Posted at 10:49pm on Thursday, May 31st, 2007

Lot’s of EMI news over the last couple of days… Apple finally launches iTunes plus, the (currently EMI only) DRM free 256kbps store and they’ve finally done a deal with YouTube (remembering they were the only major to not have done a YouTube deal before the Google purchase).

It looks like their dramatic shift in policy is starting to bear fruit.

The sale discussions with Terra Firma possibly provide some insight into what’s been going on…

It’s a given that post-sale the ludicrously profitable EMI Music Publishing will be separated from the failing EMI Recorded Music but this opening up of the catalogue sends some interesting signals…

The risk of breaking new artists is likely too great for a private equity team; instead it’s more likely that the new management team will ditch artist development and look to milk the enormous back catalogue (and the list is truly awesome, from The Beatles, The Stones, and Pink Floyd right through to Radiohead, Kylie, Robbie Williams and Coldplay).

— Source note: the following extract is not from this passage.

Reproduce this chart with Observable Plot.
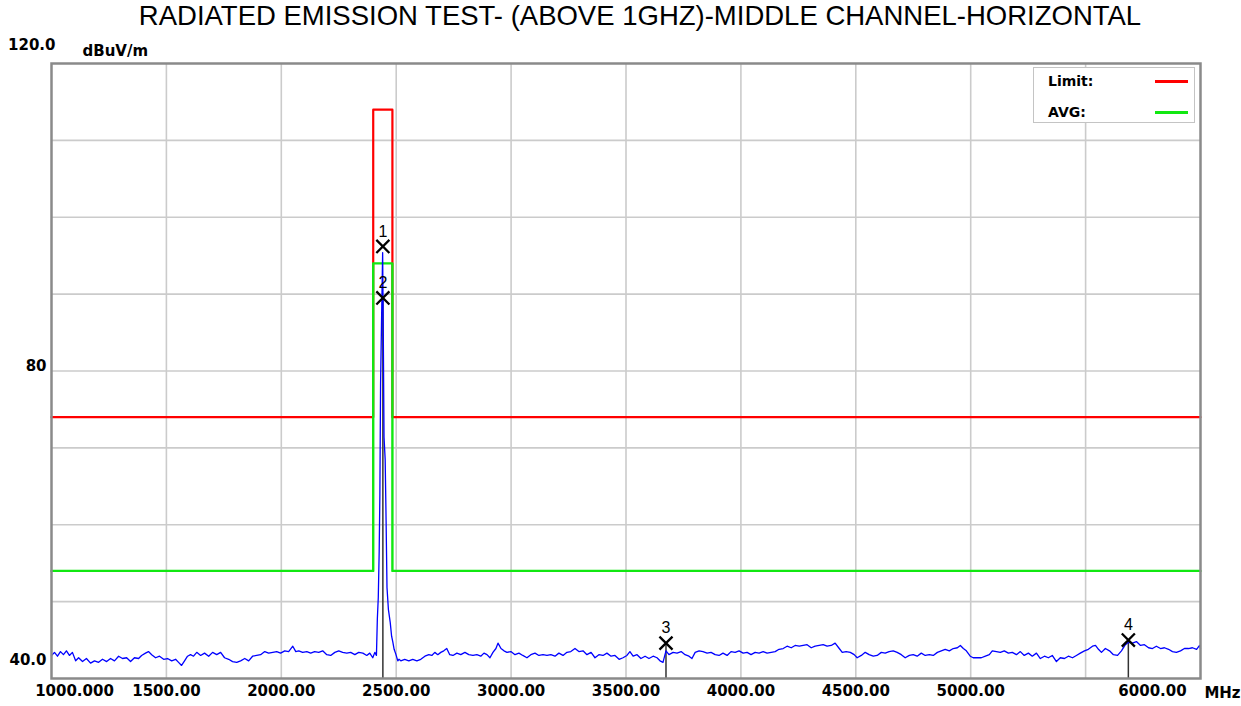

By taking a short sharp boost in sales from the DRM free deals they’ve done, by dropping or icing the bulk of the current crop and by canning new artist development it’s likely that whoever buys EMI Group now will turn Recorded Music into an attractive proposition for Warners (who, as I’ve wittered about before, have been trying to get hold of that catalogue for years and are sniffing around again) and will be left with a very profitable publishing business at the end of it all.

Seems to me a very sad end for the conglomerate of labels responsible for 5 of the top 10 albums of all time (and 9 of the top 20) and some of the finest moments in rock and roll history.

I like to think that my fondness for the label is not wholly due to the 5 years I spent working there, but also because of their genuine influence on the progress of rock music.  From creating a British Elvis in 1958 in the guise of Cliff Richard, through the influence of their genre labels like Harvest, their misunderstanding of Punk, riding the New Wave of Heavy Metal (Powerslave, anyone?), Baggy, Britpop, Neo-psychedelia and ending up with out and out pop they’ve been with us all the way.

If I’m right it will be a sad day, despite the obvious failings of the current music industry model.  But like pandas and smallpox, sometimes the time has just come.